**What is asked:**
Repeat each line word for word.

○ ○ ○ ○ ○ ○ ○

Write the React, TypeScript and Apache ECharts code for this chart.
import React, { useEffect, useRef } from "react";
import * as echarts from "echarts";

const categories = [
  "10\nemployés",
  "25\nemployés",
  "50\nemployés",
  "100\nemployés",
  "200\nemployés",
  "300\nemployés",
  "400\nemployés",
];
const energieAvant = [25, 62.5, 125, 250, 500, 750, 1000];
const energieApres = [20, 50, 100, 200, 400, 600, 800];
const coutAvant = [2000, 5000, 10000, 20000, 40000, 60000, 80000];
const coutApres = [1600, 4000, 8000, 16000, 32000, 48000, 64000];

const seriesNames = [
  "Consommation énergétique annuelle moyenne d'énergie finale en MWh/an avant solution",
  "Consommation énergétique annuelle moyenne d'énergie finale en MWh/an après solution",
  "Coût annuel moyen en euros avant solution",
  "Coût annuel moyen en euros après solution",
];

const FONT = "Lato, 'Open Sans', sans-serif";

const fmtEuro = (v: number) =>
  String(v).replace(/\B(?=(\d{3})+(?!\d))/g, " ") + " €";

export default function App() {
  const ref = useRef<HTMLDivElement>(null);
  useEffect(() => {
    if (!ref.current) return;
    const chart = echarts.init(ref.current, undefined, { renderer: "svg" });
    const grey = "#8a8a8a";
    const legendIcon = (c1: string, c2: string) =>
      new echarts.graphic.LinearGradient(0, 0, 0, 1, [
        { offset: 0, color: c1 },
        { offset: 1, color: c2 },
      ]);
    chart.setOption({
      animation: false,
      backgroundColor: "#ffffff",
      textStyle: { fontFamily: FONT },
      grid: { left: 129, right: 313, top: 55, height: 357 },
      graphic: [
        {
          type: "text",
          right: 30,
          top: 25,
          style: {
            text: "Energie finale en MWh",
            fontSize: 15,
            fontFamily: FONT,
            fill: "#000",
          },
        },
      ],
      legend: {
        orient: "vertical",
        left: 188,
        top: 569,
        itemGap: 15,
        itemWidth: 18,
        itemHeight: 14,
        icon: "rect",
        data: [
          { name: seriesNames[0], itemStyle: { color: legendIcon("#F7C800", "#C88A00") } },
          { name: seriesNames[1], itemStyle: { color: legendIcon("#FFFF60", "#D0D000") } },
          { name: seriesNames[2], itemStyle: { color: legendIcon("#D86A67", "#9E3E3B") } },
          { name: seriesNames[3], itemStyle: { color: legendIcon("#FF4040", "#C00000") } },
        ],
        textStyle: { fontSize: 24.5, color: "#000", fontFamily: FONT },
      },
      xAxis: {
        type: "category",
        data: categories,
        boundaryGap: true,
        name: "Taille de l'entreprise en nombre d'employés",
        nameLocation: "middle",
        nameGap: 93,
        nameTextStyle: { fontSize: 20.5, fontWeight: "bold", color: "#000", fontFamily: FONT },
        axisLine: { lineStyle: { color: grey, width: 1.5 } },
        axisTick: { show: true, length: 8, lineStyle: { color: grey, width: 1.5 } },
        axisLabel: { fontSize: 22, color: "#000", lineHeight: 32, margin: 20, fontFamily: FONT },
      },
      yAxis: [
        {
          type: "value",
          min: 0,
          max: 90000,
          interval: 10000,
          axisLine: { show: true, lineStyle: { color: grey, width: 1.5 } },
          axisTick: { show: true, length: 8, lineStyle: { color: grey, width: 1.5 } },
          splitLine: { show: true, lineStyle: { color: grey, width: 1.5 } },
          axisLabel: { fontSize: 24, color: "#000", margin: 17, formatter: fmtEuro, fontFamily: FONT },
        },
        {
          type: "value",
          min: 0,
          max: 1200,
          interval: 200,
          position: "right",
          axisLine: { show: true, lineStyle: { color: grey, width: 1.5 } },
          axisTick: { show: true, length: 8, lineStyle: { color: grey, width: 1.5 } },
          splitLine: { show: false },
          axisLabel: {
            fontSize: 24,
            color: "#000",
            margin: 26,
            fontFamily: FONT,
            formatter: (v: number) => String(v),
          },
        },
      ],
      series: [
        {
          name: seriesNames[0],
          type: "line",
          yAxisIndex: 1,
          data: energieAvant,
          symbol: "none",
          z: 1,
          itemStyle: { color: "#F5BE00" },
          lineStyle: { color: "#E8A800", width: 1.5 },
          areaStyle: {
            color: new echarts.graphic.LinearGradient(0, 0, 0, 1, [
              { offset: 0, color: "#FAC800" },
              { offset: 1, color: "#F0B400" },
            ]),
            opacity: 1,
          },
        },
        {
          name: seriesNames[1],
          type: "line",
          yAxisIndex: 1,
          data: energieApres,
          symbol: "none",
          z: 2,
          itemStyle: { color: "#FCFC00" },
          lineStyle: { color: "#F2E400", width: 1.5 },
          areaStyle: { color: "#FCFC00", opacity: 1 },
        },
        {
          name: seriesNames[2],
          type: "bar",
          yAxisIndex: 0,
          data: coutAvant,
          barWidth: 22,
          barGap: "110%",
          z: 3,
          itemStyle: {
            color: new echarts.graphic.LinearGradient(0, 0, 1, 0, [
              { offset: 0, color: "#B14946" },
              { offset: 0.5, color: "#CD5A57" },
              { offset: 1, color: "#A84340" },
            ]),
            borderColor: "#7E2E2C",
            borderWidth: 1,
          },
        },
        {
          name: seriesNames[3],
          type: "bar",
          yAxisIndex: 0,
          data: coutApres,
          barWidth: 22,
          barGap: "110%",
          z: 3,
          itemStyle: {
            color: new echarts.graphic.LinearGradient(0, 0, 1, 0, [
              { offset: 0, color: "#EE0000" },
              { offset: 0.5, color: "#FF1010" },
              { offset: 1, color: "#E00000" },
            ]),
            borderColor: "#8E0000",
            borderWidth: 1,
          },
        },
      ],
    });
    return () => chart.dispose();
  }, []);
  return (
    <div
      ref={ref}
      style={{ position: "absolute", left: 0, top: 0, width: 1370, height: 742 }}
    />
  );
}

○ ○ ○ ○ ○ ○ ○

**Output of the task:**
Write the React, TypeScript and Apache ECharts code for this chart.
import React, { useEffect, useRef } from "react";
import * as echarts from "echarts";

const categories = [
  "10\nemployés",
  "25\nemployés",
  "50\nemployés",
  "100\nemployés",
  "200\nemployés",
  "300\nemployés",
  "400\nemployés",
];
const energieAvant = [25, 62.5, 125, 250, 500, 750, 1000];
const energieApres = [20, 50, 100, 200, 400, 600, 800];
const coutAvant = [2000, 5000, 10000, 20000, 40000, 60000, 80000];
const coutApres = [1600, 4000, 8000, 16000, 32000, 48000, 64000];

const seriesNames = [
  "Consommation énergétique annuelle moyenne d'énergie finale en MWh/an avant solution",
  "Consommation énergétique annuelle moyenne d'énergie finale en MWh/an après solution",
  "Coût annuel moyen en euros avant solution",
  "Coût annuel moyen en euros après solution",
];

const FONT = "Lato, 'Open Sans', sans-serif";

const fmtEuro = (v: number) =>
  String(v).replace(/\B(?=(\d{3})+(?!\d))/g, " ") + " €";

export default function App() {
  const ref = useRef<HTMLDivElement>(null);
  useEffect(() => {
    if (!ref.current) return;
    const chart = echarts.init(ref.current, undefined, { renderer: "svg" });
    const grey = "#8a8a8a";
    const legendIcon = (c1: string, c2: string) =>
      new echarts.graphic.LinearGradient(0, 0, 0, 1, [
        { offset: 0, color: c1 },
        { offset: 1, color: c2 },
      ]);
    chart.setOption({
      animation: false,
      backgroundColor: "#ffffff",
      textStyle: { fontFamily: FONT },
      grid: { left: 129, right: 313, top: 55, height: 357 },
      graphic: [
        {
          type: "text",
          right: 30,
          top: 25,
          style: {
            text: "Energie finale en MWh",
            fontSize: 15,
            fontFamily: FONT,
            fill: "#000",
          },
        },
      ],
      legend: {
        orient: "vertical",
        left: 188,
        top: 569,
        itemGap: 15,
        itemWidth: 18,
        itemHeight: 14,
        icon: "rect",
        data: [
          { name: seriesNames[0], itemStyle: { color: legendIcon("#F7C800", "#C88A00") } },
          { name: seriesNames[1], itemStyle: { color: legendIcon("#FFFF60", "#D0D000") } },
          { name: seriesNames[2], itemStyle: { color: legendIcon("#D86A67", "#9E3E3B") } },
          { name: seriesNames[3], itemStyle: { color: legendIcon("#FF4040", "#C00000") } },
        ],
        textStyle: { fontSize: 24.5, color: "#000", fontFamily: FONT },
      },
      xAxis: {
        type: "category",
        data: categories,
        boundaryGap: true,
        name: "Taille de l'entreprise en nombre d'employés",
        nameLocation: "middle",
        nameGap: 93,
        nameTextStyle: { fontSize: 20.5, fontWeight: "bold", color: "#000", fontFamily: FONT },
        axisLine: { lineStyle: { color: grey, width: 1.5 } },
        axisTick: { show: true, length: 8, lineStyle: { color: grey, width: 1.5 } },
        axisLabel: { fontSize: 22, color: "#000", lineHeight: 32, margin: 20, fontFamily: FONT },
      },
      yAxis: [
        {
          type: "value",
          min: 0,
          max: 90000,
          interval: 10000,
          axisLine: { show: true, lineStyle: { color: grey, width: 1.5 } },
          axisTick: { show: true, length: 8, lineStyle: { color: grey, width: 1.5 } },
          splitLine: { show: true, lineStyle: { color: grey, width: 1.5 } },
          axisLabel: { fontSize: 24, color: "#000", margin: 17, formatter: fmtEuro, fontFamily: FONT },
        },
        {
          type: "value",
          min: 0,
          max: 1200,
          interval: 200,
          position: "right",
          axisLine: { show: true, lineStyle: { color: grey, width: 1.5 } },
          axisTick: { show: true, length: 8, lineStyle: { color: grey, width: 1.5 } },
          splitLine: { show: false },
          axisLabel: {
            fontSize: 24,
            color: "#000",
            margin: 26,
            fontFamily: FONT,
            formatter: (v: number) => String(v),
          },
        },
      ],
      series: [
        {
          name: seriesNames[0],
          type: "line",
          yAxisIndex: 1,
          data: energieAvant,
          symbol: "none",
          z: 1,
          itemStyle: { color: "#F5BE00" },
          lineStyle: { color: "#E8A800", width: 1.5 },
          areaStyle: {
            color: new echarts.graphic.LinearGradient(0, 0, 0, 1, [
              { offset: 0, color: "#FAC800" },
              { offset: 1, color: "#F0B400" },
            ]),
            opacity: 1,
          },
        },
        {
          name: seriesNames[1],
          type: "line",
          yAxisIndex: 1,
          data: energieApres,
          symbol: "none",
          z: 2,
          itemStyle: { color: "#FCFC00" },
          lineStyle: { color: "#F2E400", width: 1.5 },
          areaStyle: { color: "#FCFC00", opacity: 1 },
        },
        {
          name: seriesNames[2],
          type: "bar",
          yAxisIndex: 0,
          data: coutAvant,
          barWidth: 22,
          barGap: "110%",
          z: 3,
          itemStyle: {
            color: new echarts.graphic.LinearGradient(0, 0, 1, 0, [
              { offset: 0, color: "#B14946" },
              { offset: 0.5, color: "#CD5A57" },
              { offset: 1, color: "#A84340" },
            ]),
            borderColor: "#7E2E2C",
            borderWidth: 1,
          },
        },
        {
          name: seriesNames[3],
          type: "bar",
          yAxisIndex: 0,
          data: coutApres,
          barWidth: 22,
          barGap: "110%",
          z: 3,
          itemStyle: {
            color: new echarts.graphic.LinearGradient(0, 0, 1, 0, [
              { offset: 0, color: "#EE0000" },
              { offset: 0.5, color: "#FF1010" },
              { offset: 1, color: "#E00000" },
            ]),
            borderColor: "#8E0000",
            borderWidth: 1,
          },
        },
      ],
    });
    return () => chart.dispose();
  }, []);
  return (
    <div
      ref={ref}
      style={{ position: "absolute", left: 0, top: 0, width: 1370, height: 742 }}
    />
  );
}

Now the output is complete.